Mattei’s great contribution is to remind us that capitalism is not destiny. It is a political order, and political orders can be challenged. Hawaii’s challenge to Citizens United reminds us that corporate power is not destiny either. It, too, is a legal and political arrangement. It, too, can be contested.

The first step is intellectual: to stop mistaking domination for freedom, austerity for responsibility, privatization for innovation, market dependence for democracy, and corporate spending for speech. The next step is collective: to build institutions, movements, curricula, laws, and public policies that invest in people rather than discipline them.

That is the work before us. Not charity. Not nostalgia. Not reform around the edges of a system that produces abandonment by design.

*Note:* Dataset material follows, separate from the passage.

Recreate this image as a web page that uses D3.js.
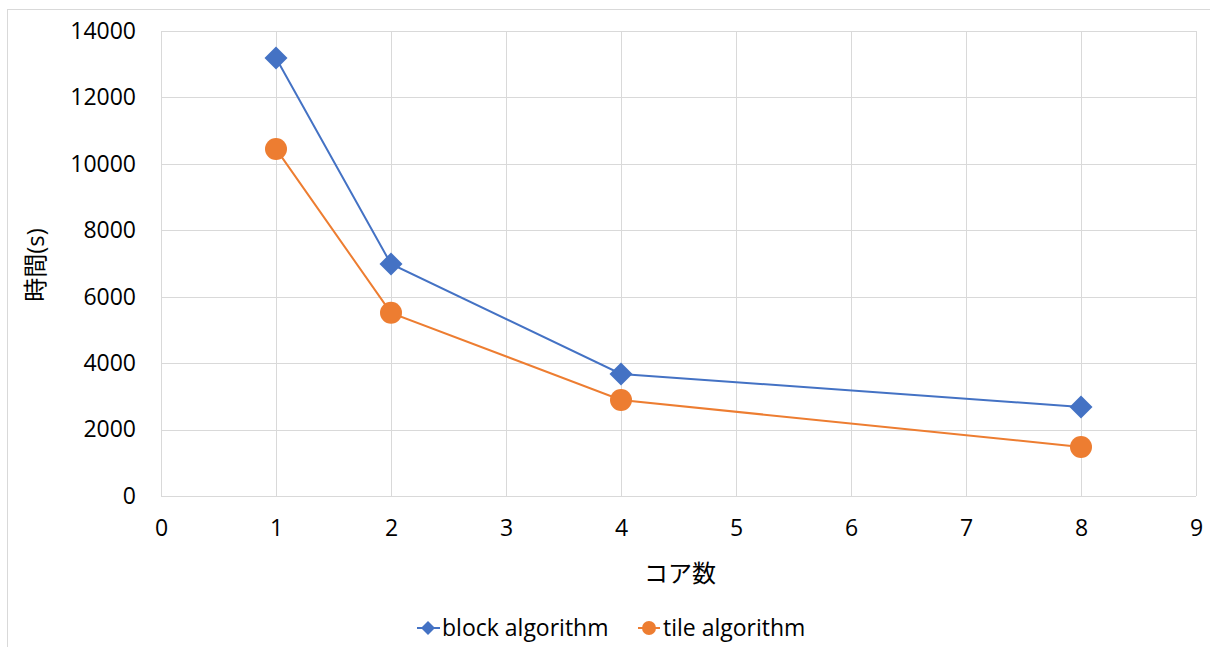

The work is democratic reconstruction.

The work is reclaiming the public good.

The work is recovering freedom itself.


References

Behal, A. (2026, April 15). One of Asia’s richest men is grabbing sprawling slum and crushing its economy. Pulitzer Center. https://pulitzercenter.org/projects/one-asias-richest-men-grabbing-sprawling-slum-and-crushing-its-economy

Kelleher, J. S. (2026, May 14). New Hawaii law targets corporate influence in politics after Citizens United ruling. Associated Press. https://apnews.com/article/corporate-campaign-money-citizens-united-hawaii-71a28bc7e8f6e0279b31e999f222519a

Lavandera, E. (Reporter). (2022, June 24). Deep in the pockets of Texas [Television special]. CNN. https://www.youtube.com/watch?v=7B3PTuADIHQ

Mattei, C. E. (2026). Escape from capitalism: An intervention. Simon & Schuster.

Reed, K. (Director). (2018). Dark money [Film]. PBS Distribution; POV. https://en.wikipedia.org/wiki/Dark_Money_(film)

Sen, A. (1999). Development as freedom. Alfred A. Knopf.